For persons interested in selective activation, these proteins are research heaven. You could insert ChR-2 into a neuron and turn it on at will with a wavelength of light. You could drop NpHR into another neuron and turn it off at will with a wavelength of light. You could even drop both genes into a single neuron—or a group of neurons—and then turn them on and off by selectively exposing them to blue or yellow light. Not only do you have an on/off switch, you have a remote control!
Does it work in real life?These manipulations worked as expected with cultured neural cells. The manipulations did not alter the cells' electrical properties or other normal functions—they just turned them on or off. In NpHR, the degree of inhibition could be manipulated like a dimmer switch; it was shown to be dependent on the intensity and duration of exposure to yellow light. The effect was so robust that short pulses of light could knock out single action potentials.
However good the work was in dishes, the results said little about real world biology. What about whole tissues? Whole organisms? A number of experiments investigated neural activity within increasingly sophisticated neurological backgrounds.
The first experiments involved transfecting neural tissues with specially engineered lentiviruses that carry these ion channel genes. The viruses are exposed to neural tissue, where they set up a productive infection cycle. This includes the insertion of the gene into the resident chromosomes and expression of their proteins. One such experiment infected the brains of mouse pups and the hippocampi of adult mice with viruses loaded with both ion channel genes. Subsequent assessment of the acute activity of cortical and hippocampal slices showed that neurological activity could be manipulated by simply flashing blue light (excitatory) or yellow light (inhibitory). The tissues turned on or off, depending on the wavelength deployed. This was the first evidence that complex neurological tissues could be regulated remotely with great precision and in a bidirectional manner.
The next experiments involved examining intact animals. The organism used was Caenorhabditis elegans, a tiny roundworm that is the subject of a great deal of genetic research (it has been particularly useful in elucidating the so-called genes of aging). It is possible to insert genes into specific tissues of this organism and assess changes in behavior. Such work was done on the roundworm using these ion channel genes. The creatures were specifically engineered to express the proteins in the body wall muscle cells that mediate the wiggling, swimming movement of the worm, or in the cholinergic neurons that control these muscles. The results were stunning. By flashing blue or yellow light onto the creature, they could control the wriggling, swimming behavior of the worm!
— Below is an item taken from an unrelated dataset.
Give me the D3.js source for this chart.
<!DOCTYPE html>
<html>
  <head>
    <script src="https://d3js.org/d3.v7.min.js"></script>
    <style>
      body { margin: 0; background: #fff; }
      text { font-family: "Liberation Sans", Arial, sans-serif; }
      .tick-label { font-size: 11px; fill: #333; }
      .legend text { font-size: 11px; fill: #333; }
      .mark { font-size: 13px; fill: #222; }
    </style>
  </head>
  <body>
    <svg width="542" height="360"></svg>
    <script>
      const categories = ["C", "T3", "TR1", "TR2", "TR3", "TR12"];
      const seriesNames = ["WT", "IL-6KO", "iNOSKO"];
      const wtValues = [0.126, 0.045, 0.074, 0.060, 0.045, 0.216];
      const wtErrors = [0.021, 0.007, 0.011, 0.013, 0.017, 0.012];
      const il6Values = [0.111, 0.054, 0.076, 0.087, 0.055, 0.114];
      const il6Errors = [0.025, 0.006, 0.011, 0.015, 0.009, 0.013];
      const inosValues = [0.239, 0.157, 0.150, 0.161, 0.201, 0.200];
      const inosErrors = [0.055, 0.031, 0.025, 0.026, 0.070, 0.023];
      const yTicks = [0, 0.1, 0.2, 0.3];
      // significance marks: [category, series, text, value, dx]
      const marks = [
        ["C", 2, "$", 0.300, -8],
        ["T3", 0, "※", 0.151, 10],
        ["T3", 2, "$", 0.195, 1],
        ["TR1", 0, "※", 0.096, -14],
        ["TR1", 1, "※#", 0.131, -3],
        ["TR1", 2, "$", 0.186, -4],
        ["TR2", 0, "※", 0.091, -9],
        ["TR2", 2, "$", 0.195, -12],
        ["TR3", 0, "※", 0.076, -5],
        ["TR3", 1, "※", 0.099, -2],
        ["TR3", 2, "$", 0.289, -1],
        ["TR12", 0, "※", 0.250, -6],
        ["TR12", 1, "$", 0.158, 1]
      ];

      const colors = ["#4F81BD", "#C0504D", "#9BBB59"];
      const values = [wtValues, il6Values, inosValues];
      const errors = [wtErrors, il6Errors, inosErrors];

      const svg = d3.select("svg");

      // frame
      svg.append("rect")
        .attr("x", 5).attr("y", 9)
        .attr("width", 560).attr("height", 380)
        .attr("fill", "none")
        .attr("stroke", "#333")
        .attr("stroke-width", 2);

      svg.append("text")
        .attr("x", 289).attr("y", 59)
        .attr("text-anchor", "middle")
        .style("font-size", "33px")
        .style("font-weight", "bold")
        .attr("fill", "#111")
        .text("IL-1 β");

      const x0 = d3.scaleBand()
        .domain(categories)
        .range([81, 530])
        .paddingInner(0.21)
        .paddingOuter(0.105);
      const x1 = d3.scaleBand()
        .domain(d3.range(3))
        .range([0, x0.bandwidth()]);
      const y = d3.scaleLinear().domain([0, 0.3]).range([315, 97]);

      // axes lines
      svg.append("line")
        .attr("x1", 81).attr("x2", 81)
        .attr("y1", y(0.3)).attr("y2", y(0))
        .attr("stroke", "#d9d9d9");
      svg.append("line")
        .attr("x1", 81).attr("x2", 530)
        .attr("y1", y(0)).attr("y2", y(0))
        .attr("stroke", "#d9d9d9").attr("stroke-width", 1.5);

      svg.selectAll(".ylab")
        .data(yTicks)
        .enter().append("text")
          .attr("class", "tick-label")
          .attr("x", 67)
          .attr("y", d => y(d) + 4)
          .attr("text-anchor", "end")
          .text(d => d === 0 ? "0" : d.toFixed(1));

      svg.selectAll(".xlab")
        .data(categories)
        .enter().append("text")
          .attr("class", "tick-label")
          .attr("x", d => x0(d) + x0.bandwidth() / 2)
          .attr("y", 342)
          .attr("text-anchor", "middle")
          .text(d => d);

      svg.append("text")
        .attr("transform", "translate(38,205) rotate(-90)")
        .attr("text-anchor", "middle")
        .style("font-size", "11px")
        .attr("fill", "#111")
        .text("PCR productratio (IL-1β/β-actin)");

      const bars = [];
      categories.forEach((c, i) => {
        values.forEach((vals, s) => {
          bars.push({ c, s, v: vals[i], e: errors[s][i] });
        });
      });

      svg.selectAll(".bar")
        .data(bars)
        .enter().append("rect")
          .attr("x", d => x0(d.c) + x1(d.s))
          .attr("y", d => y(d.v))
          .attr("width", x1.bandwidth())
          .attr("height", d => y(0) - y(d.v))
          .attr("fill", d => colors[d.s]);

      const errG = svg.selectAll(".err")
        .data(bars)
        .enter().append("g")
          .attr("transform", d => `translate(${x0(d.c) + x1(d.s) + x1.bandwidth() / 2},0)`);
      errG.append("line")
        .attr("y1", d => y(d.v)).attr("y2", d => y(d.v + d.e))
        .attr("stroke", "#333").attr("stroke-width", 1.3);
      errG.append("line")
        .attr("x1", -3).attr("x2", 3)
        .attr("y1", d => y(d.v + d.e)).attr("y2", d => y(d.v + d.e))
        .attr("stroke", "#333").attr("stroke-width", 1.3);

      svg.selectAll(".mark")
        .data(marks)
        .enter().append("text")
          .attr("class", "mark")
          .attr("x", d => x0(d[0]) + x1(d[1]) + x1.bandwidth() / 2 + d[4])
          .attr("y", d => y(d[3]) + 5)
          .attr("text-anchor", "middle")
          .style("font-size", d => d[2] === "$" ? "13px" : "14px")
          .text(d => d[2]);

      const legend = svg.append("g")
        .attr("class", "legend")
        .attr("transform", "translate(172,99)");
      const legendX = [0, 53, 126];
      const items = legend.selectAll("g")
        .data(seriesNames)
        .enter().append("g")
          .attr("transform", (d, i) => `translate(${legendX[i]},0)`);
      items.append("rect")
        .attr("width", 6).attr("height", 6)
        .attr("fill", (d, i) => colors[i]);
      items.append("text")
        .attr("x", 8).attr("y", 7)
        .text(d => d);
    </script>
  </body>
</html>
ConclusionsThis is quite a technical achievement with plenty of research and clinical applications. One of the greatest potential uses of this technology is the elucidation of neuronal pathways involved in typical behaviors. Plans are under way to trace circuits involved in tactile sensations. Using animal models of human disease, other researchers are working to identify circuits relevant to depression, Parkinson disease, and epilepsy.
There are many potentially powerful applications of this technology for humans. It is possible that these switches could be used to coax neurons in the retinas of blind patients with no functioning rods or cones to fire in the presence of blue or yellow light, perhaps restoring aspects of vision.
There may even be a psychiatric application. The suitability of deep brain stimulation for patients with severe depression has been studied by researchers such as Helen S. Mayberg and colleagues for years.1 In this experimental protocol, electrodes are inserted deep in the brain in an attempt to stimulate certain neural circuits. Working something like localized electroconvulsive therapy, the hope is that activation of these circuits could successfully treat these patients. It is very possible that such photosensitive proteins might some day replace electrodes currently in use for deep brain stimulation investigations. This might allow the clinician to target only those neurons relevant to the disease. There is a large barrier to overcome before any of this could be done in humans, of course, including issues such as the insertion of these proteins into a living brain.
Still, what biologists have in hand is no less than the wish list for the alien brain mentioned at the beginning of this column. For the first time, there is the ability to turn neural circuits on and off at will and to do so from a remote location. It is an extraordinary collaboration between the behavioral, physiological, and molecular sciences. No doubt your boss at the electronics laboratory would be proud.